発心には、信成就発心、解行発心、証発心の3種(★)がある。

★1.信成就発心 (信心の成就を通じてさとりに向けて発心すること)

不定聚衆生(さとりに向けての実践が後戻りするかもしれない人たち)に関する。

かれらは、熏習と、かつて積んだ善根のもたらす功徳の力で、業の果報のあることを信じ、十善業を修め、生死輪廻の苦を厭い、最高のさとりを求めようと願って、諸仏を供養することを通じて信心を養う。

かれらの発心の3種(◆)。
◆直心(素直な心):根本心。心の真実のあり方を思い浮かべる。
◆深心(深い宗教心):自覚。全ての善行を集め積もうと願う。
◆大悲心:覚他。全ての衆生の苦を抜き取ろうとする。


修行法は以下の4種(◇)。
◇1.行根本方便(一切の行の基本となる修行法。法を正しく見ること。)
まず、一切の現象は本来不生であると観得し、誤った見方を離れて、生死に執着しない。次に、一切の現象は諸因縁の結びつきによって存在するもので、業の果報は消滅しないと観得し、大悲心を起こして、諸々の福徳を集めては衆生に廻らして、自らその力があっても決して涅槃に安住しない。諸法の本性(真如)は本来、生死にも涅槃にもとどまらないことを受け入れるからである。

◇2.能止方便(悪行防止のための修行法)
自己のした行為に関して慙愧し、過ちを悔いて、一切の悪行をなさず、これ以上増やさないように努める。ものの本性は本来、過失を離れていることを受け入れるからである。
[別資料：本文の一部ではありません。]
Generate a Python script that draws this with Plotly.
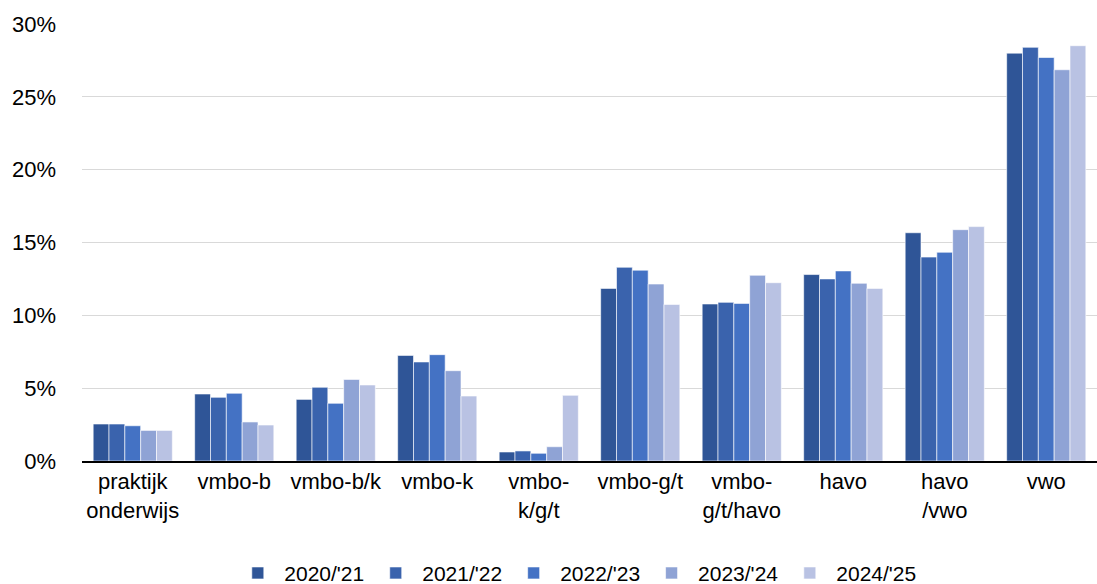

◇3.発起善根増長方便(積極的に善根を起こし、さらに増やさせる修行法)
すすんで仏法僧の三宝を供養し、礼拝し、諸仏の徳を讃え共感する。ものの本性が知的妨げを離れていることを受け入れるからである。

◇4.大願平等方便(他を救おうという大願を誰に対しても平等に抱く修行法)
未来の極限に至るまで一切衆生を教化・救済し、皆が身体というよりどころを持たない完全な涅槃を完成させようとする。ものの本性は断絶せず、広大で、一切衆生に遍く行きわたり、平等・無二で、誰彼を考えることなく静まっているからである。

★2.解行発心 (予備的な修行道を通じて発心すること)

心の真実のあり方について深い理解に達し、ものの本性は個別的特質を離れていること(離相)を知り、六種の完全な行(六波羅蜜)の実践に努める。

★3.証発心 (法身を体得しておこす発心)

ものの真実のあり方(真如)を体得する。主観と客観の別が無くなる。

かれらの発心の微細な3種の相(◆)。
◆真心:無分別智。法身の証得が無分別であることによる。
◆方便心:大悲心。真心にもとづいて自ずから現われて、遍く衆生を利益する。
◆業識心:業として潜在的にはたらく心。方便心が衆生の間ではたらくためには生滅の相をもたなければならず、そのために微細な起滅を示す。